10,000 electricity workers ’ll lose jobs over court order —EKEDC boss •NERC adamant, heads for appeal court

Engr. Oladele Amoda

Electricity distribution companies (DISCOs) have warned that if the court order which directed the discos to revert to the old tariff before the 45 per cent increase was introduced is obeyed, over 10,000 people would lose their jobs in the power sector.

Speaking to Saturday Tribune on Friday, the Chief Executive Officer (CEO), Eko Electricity Distribution Company Plc (EKEDC), Engr. Oladele Amoda stated that,  that order will affect the power sector negatively. He said over 10,000 workers may be sacked while investors will not just shy away from investing in the sector, international donors will also be discouraged from participating in the sector.

According to him, “on the court order on tariff reversal, we have appealed the court order for stay of execution. Meanwhile, that singular singular act will affect the power sector negatively. Investors will be discouraged from further investment in the sector, donor agencies may have a rethink.

“But the biggest one is that it may lead to job loss. More than 10,000 workers may lose their jobs if that judgement stands. Company cannot continue to run a business at a loss. If we are not making profit, at least we try to cover our cost.

Meanwhile, the Nigerian Electricity Regulatory Commission(NERC) on Friday said it would appeal against court ruling on reversal of the initial 45 per cent electricity tariff increase.

This is as the regulatory commission   insisted that it would retain its planned 45 per cent increase in electricity in the country.

In a press conference addressed by the acting chairman, NERC, Mr.
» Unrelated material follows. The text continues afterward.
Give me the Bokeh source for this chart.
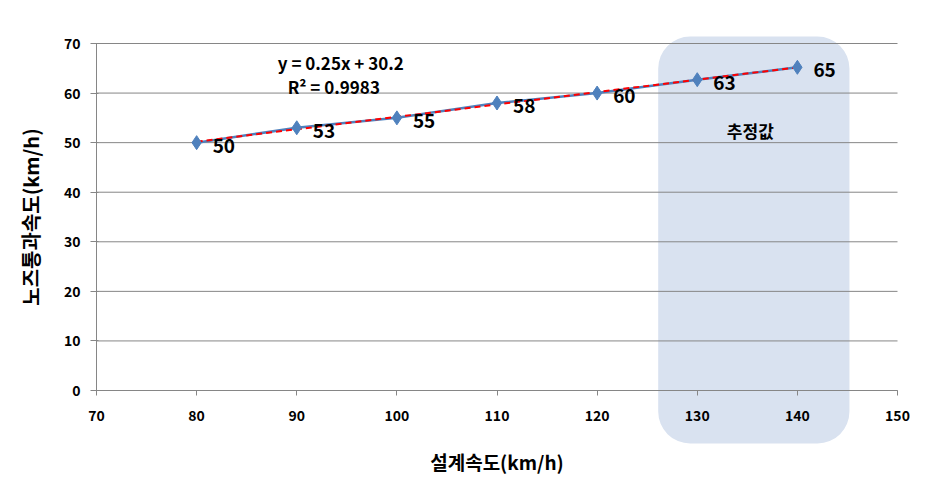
from bokeh.plotting import figure
from bokeh.models import BoxAnnotation, ColumnDataSource, Range1d, FixedTicker
from bokeh.core.properties import value
from bokeh.embed import file_html
from bokeh.resources import INLINE
import numpy as np

design_speed = [80, 90, 100, 110, 120, 130, 140]
pass_speed = [50, 53, 55, 58, 60, 62.7, 65.2]
labels = ["50", "53", "55", "58", "60", "63", "65"]
x_ticks = [70, 80, 90, 100, 110, 120, 130, 140, 150]
y_ticks = [0, 10, 20, 30, 40, 50, 60, 70]
eq_text = "y = 0.25x + 30.2"
r2_text = "R² = 0.9983"
est_text = "추정값"
x_title = "설계속도(km/h)"
y_title = "노즈통과속도(km/h)"

FONT = "Noto Sans CJK KR"

# frame covers the whole canvas; data region 70..150 x 0..70
p = figure(width=944, height=483, frame_width=944, frame_height=483,
           min_border=0, output_backend="svg", toolbar_location=None,
           x_range=Range1d(60.412, 154.694), y_range=Range1d(-18.76, 78.675))
p.outline_line_color = None
p.background_fill_color = "white"
p.border_fill_color = "white"

# estimated region
box = BoxAnnotation(left=126.1, right=145.2, top=71.4, bottom=-10.7,
                    fill_color="#D9E2F0", fill_alpha=1.0, line_color=None,
                    border_radius=32, level="image")
p.add_layout(box)

# horizontal gridlines across the data area only
p.segment(x0=[x_ticks[0]] * len(y_ticks), x1=[x_ticks[-1]] * len(y_ticks),
          y0=y_ticks, y1=y_ticks, line_color="#868686", line_width=1)

src = ColumnDataSource(dict(x=design_speed, y=pass_speed, lab=labels))
p.line("x", "y", source=src, line_color="#4F81BD", line_width=2.5)

coef = np.polyfit(design_speed, pass_speed, 1)
tx = [design_speed[0], design_speed[-1]]
ty = [coef[0] * t + coef[1] for t in tx]
p.line(tx, ty, line_color="#FF0000", line_width=2, line_dash="6 4")

p.scatter("x", "y", source=src, marker="diamond", size=14, fill_color="#4F81BD",
          line_color="#4F81BD")

p.text("x", "y", text="lab", source=src, x_offset=16, y_offset=3,
       text_font=value(FONT), text_font_style="bold", text_font_size="19px",
       text_color="black", text_baseline="middle", text_align="left")

p.text([94.4], [66.1], text=[eq_text], text_font=value(FONT), text_font_style="bold",
       text_font_size="17px", text_align="center", text_baseline="middle", text_color="black")
p.text([93.7], [61.3], text=[r2_text], text_font=value(FONT), text_font_style="bold",
       text_font_size="17px", text_align="center", text_baseline="middle", text_color="black")
p.text([135.3], [52.5], text=[est_text], text_font=value(FONT), text_font_style="bold",
       text_font_size="17px", text_align="center", text_baseline="middle", text_color="black")

for ax in (p.xaxis[0], p.yaxis[0]):
    ax.axis_line_color = "#868686"
    ax.major_tick_line_color = "#868686"
    ax.minor_tick_line_color = None
    ax.major_label_text_font = FONT
    ax.major_label_text_font_style = "bold"
    ax.major_label_text_font_size = "14px"
    ax.major_label_text_color = "black"
    ax.axis_label_text_font = FONT
    ax.axis_label_text_font_style = "bold"
    ax.axis_label_text_color = "black"

p.xaxis.major_tick_in = 0
p.xaxis.major_tick_out = 5
p.yaxis.major_tick_in = 2
p.yaxis.major_tick_out = 6

p.xaxis.ticker = FixedTicker(ticks=x_ticks)
p.yaxis.ticker = FixedTicker(ticks=y_ticks)
p.xaxis.bounds = (x_ticks[0], x_ticks[-1])
p.yaxis.bounds = (y_ticks[0], y_ticks[-1])
p.xaxis.fixed_location = y_ticks[0]
p.yaxis.fixed_location = x_ticks[0]
p.xaxis.axis_label = x_title
p.yaxis.axis_label = y_title
p.xaxis.axis_label_text_font_size = "19px"
p.yaxis.axis_label_text_font_size = "20px"
p.xaxis.major_label_standoff = 14
p.xaxis.axis_label_standoff = 24
p.yaxis.major_label_standoff = 10
p.yaxis.axis_label_standoff = 16

p.xgrid.visible = False
p.ygrid.visible = False

open("out.html", "w").write(file_html(p, INLINE))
Anthony Akah in Abuja at the commission’s headquarters, he noted that the commission was aware of the judgement which declared the electricity tariff regime that became operational on February 1, 2016 as illegal, adding that its reversal may not be possible.

According to him,“the commission respects this decision of the court but we are dissatisfied because it represents the reversal of the commercial foundation upon which contracts for gas, hydro, coal and solar feedstock for the production of electricity have been predicated.”